■ **Problem description**
Return the listing below exactly, with the pictures dropped.

====

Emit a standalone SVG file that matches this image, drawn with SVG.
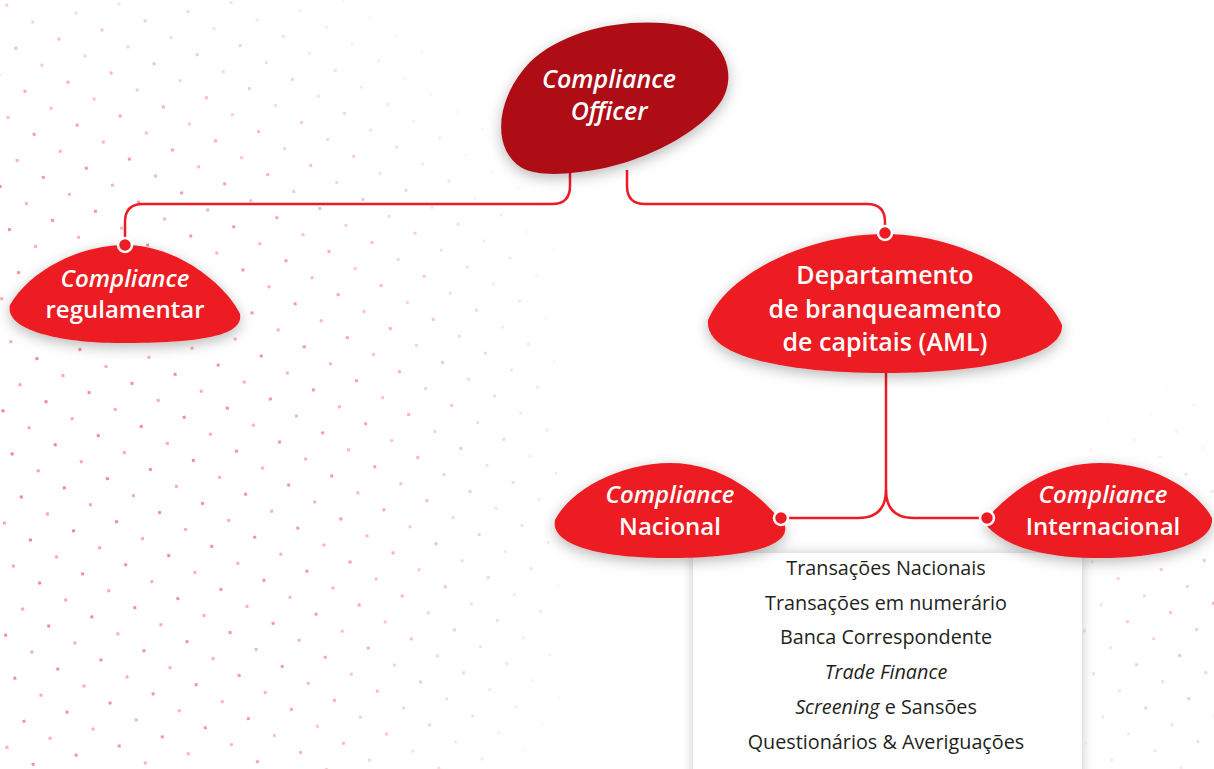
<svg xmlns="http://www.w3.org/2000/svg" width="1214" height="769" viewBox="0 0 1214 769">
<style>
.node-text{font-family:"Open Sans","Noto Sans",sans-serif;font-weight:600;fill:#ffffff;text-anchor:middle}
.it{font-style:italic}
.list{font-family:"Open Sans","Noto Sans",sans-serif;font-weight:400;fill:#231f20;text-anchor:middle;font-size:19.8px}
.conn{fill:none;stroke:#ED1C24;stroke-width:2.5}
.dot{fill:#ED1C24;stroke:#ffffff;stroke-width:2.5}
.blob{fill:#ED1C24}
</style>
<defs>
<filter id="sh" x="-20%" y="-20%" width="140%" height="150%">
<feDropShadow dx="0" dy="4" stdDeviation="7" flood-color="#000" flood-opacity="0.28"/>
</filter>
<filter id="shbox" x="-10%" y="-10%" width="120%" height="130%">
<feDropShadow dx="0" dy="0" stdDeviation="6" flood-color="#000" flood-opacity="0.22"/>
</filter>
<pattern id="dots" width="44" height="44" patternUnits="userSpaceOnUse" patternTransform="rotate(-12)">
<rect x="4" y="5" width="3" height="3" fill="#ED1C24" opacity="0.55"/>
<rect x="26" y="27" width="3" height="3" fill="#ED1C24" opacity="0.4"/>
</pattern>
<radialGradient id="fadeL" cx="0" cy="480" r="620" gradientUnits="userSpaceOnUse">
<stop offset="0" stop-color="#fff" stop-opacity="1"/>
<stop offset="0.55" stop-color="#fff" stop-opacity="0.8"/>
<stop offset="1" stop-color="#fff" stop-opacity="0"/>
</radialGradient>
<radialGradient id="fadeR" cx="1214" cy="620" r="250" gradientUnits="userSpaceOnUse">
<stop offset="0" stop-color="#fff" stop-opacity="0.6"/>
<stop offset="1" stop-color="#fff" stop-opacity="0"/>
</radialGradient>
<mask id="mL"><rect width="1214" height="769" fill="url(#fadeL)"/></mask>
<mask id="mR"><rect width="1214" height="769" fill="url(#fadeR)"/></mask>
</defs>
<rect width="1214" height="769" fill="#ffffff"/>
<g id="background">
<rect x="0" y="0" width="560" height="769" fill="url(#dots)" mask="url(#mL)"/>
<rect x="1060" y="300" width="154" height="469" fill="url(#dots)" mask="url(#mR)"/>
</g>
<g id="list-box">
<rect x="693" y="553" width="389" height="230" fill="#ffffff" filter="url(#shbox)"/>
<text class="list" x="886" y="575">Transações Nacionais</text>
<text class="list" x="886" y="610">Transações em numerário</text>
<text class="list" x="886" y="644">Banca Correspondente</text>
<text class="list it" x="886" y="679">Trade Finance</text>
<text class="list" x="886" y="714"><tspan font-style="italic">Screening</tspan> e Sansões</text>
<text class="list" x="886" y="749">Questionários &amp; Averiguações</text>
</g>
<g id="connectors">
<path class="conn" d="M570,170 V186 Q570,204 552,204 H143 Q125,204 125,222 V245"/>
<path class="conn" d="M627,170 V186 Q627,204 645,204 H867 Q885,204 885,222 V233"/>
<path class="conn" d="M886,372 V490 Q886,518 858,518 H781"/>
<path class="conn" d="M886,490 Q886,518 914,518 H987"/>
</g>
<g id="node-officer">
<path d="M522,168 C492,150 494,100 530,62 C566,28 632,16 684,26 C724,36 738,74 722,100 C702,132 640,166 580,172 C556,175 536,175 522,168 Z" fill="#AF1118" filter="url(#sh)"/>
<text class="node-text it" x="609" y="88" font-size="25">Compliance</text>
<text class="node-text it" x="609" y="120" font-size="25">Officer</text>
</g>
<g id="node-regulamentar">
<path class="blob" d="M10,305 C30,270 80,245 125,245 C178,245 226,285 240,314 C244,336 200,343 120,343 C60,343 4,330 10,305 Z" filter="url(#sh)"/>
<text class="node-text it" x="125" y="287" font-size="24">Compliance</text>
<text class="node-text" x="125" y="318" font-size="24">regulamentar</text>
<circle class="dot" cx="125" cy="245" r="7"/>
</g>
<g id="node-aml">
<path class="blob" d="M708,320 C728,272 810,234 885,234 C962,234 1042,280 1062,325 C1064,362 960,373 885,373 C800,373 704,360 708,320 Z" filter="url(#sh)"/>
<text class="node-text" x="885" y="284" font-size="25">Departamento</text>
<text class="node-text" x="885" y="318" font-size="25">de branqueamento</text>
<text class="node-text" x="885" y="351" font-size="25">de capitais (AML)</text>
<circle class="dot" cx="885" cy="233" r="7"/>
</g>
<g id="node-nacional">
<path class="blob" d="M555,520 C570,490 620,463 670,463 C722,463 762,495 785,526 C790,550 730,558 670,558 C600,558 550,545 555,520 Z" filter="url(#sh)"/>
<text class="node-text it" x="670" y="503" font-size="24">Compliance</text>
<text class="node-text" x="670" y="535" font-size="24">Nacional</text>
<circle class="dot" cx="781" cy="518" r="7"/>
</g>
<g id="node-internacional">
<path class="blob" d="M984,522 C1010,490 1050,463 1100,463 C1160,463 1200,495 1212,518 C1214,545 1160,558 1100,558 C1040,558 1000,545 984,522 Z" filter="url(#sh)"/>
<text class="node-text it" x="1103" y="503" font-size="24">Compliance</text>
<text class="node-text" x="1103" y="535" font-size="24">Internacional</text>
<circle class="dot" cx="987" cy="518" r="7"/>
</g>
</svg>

====

■ **Result below**
Emit a standalone SVG file that matches this image, drawn with SVG.
<svg xmlns="http://www.w3.org/2000/svg" width="1214" height="769" viewBox="0 0 1214 769">
<style>
.node-text{font-family:"Open Sans","Noto Sans",sans-serif;font-weight:600;fill:#ffffff;text-anchor:middle}
.it{font-style:italic}
.list{font-family:"Open Sans","Noto Sans",sans-serif;font-weight:400;fill:#231f20;text-anchor:middle;font-size:19.8px}
.conn{fill:none;stroke:#ED1C24;stroke-width:2.5}
.dot{fill:#ED1C24;stroke:#ffffff;stroke-width:2.5}
.blob{fill:#ED1C24}
</style>
<defs>
<filter id="sh" x="-20%" y="-20%" width="140%" height="150%">
<feDropShadow dx="0" dy="4" stdDeviation="7" flood-color="#000" flood-opacity="0.28"/>
</filter>
<filter id="shbox" x="-10%" y="-10%" width="120%" height="130%">
<feDropShadow dx="0" dy="0" stdDeviation="6" flood-color="#000" flood-opacity="0.22"/>
</filter>
<pattern id="dots" width="44" height="44" patternUnits="userSpaceOnUse" patternTransform="rotate(-12)">
<rect x="4" y="5" width="3" height="3" fill="#ED1C24" opacity="0.55"/>
<rect x="26" y="27" width="3" height="3" fill="#ED1C24" opacity="0.4"/>
</pattern>
<radialGradient id="fadeL" cx="0" cy="480" r="620" gradientUnits="userSpaceOnUse">
<stop offset="0" stop-color="#fff" stop-opacity="1"/>
<stop offset="0.55" stop-color="#fff" stop-opacity="0.8"/>
<stop offset="1" stop-color="#fff" stop-opacity="0"/>
</radialGradient>
<radialGradient id="fadeR" cx="1214" cy="620" r="250" gradientUnits="userSpaceOnUse">
<stop offset="0" stop-color="#fff" stop-opacity="0.6"/>
<stop offset="1" stop-color="#fff" stop-opacity="0"/>
</radialGradient>
<mask id="mL"><rect width="1214" height="769" fill="url(#fadeL)"/></mask>
<mask id="mR"><rect width="1214" height="769" fill="url(#fadeR)"/></mask>
</defs>
<rect width="1214" height="769" fill="#ffffff"/>
<g id="background">
<rect x="0" y="0" width="560" height="769" fill="url(#dots)" mask="url(#mL)"/>
<rect x="1060" y="300" width="154" height="469" fill="url(#dots)" mask="url(#mR)"/>
</g>
<g id="list-box">
<rect x="693" y="553" width="389" height="230" fill="#ffffff" filter="url(#shbox)"/>
<text class="list" x="886" y="575">Transações Nacionais</text>
<text class="list" x="886" y="610">Transações em numerário</text>
<text class="list" x="886" y="644">Banca Correspondente</text>
<text class="list it" x="886" y="679">Trade Finance</text>
<text class="list" x="886" y="714"><tspan font-style="italic">Screening</tspan> e Sansões</text>
<text class="list" x="886" y="749">Questionários &amp; Averiguações</text>
</g>
<g id="connectors">
<path class="conn" d="M570,170 V186 Q570,204 552,204 H143 Q125,204 125,222 V245"/>
<path class="conn" d="M627,170 V186 Q627,204 645,204 H867 Q885,204 885,222 V233"/>
<path class="conn" d="M886,372 V490 Q886,518 858,518 H781"/>
<path class="conn" d="M886,490 Q886,518 914,518 H987"/>
</g>
<g id="node-officer">
<path d="M522,168 C492,150 494,100 530,62 C566,28 632,16 684,26 C724,36 738,74 722,100 C702,132 640,166 580,172 C556,175 536,175 522,168 Z" fill="#AF1118" filter="url(#sh)"/>
<text class="node-text it" x="609" y="88" font-size="25">Compliance</text>
<text class="node-text it" x="609" y="120" font-size="25">Officer</text>
</g>
<g id="node-regulamentar">
<path class="blob" d="M10,305 C30,270 80,245 125,245 C178,245 226,285 240,314 C244,336 200,343 120,343 C60,343 4,330 10,305 Z" filter="url(#sh)"/>
<text class="node-text it" x="125" y="287" font-size="24">Compliance</text>
<text class="node-text" x="125" y="318" font-size="24">regulamentar</text>
<circle class="dot" cx="125" cy="245" r="7"/>
</g>
<g id="node-aml">
<path class="blob" d="M708,320 C728,272 810,234 885,234 C962,234 1042,280 1062,325 C1064,362 960,373 885,373 C800,373 704,360 708,320 Z" filter="url(#sh)"/>
<text class="node-text" x="885" y="284" font-size="25">Departamento</text>
<text class="node-text" x="885" y="318" font-size="25">de branqueamento</text>
<text class="node-text" x="885" y="351" font-size="25">de capitais (AML)</text>
<circle class="dot" cx="885" cy="233" r="7"/>
</g>
<g id="node-nacional">
<path class="blob" d="M555,520 C570,490 620,463 670,463 C722,463 762,495 785,526 C790,550 730,558 670,558 C600,558 550,545 555,520 Z" filter="url(#sh)"/>
<text class="node-text it" x="670" y="503" font-size="24">Compliance</text>
<text class="node-text" x="670" y="535" font-size="24">Nacional</text>
<circle class="dot" cx="781" cy="518" r="7"/>
</g>
<g id="node-internacional">
<path class="blob" d="M984,522 C1010,490 1050,463 1100,463 C1160,463 1200,495 1212,518 C1214,545 1160,558 1100,558 C1040,558 1000,545 984,522 Z" filter="url(#sh)"/>
<text class="node-text it" x="1103" y="503" font-size="24">Compliance</text>
<text class="node-text" x="1103" y="535" font-size="24">Internacional</text>
<circle class="dot" cx="987" cy="518" r="7"/>
</g>
</svg>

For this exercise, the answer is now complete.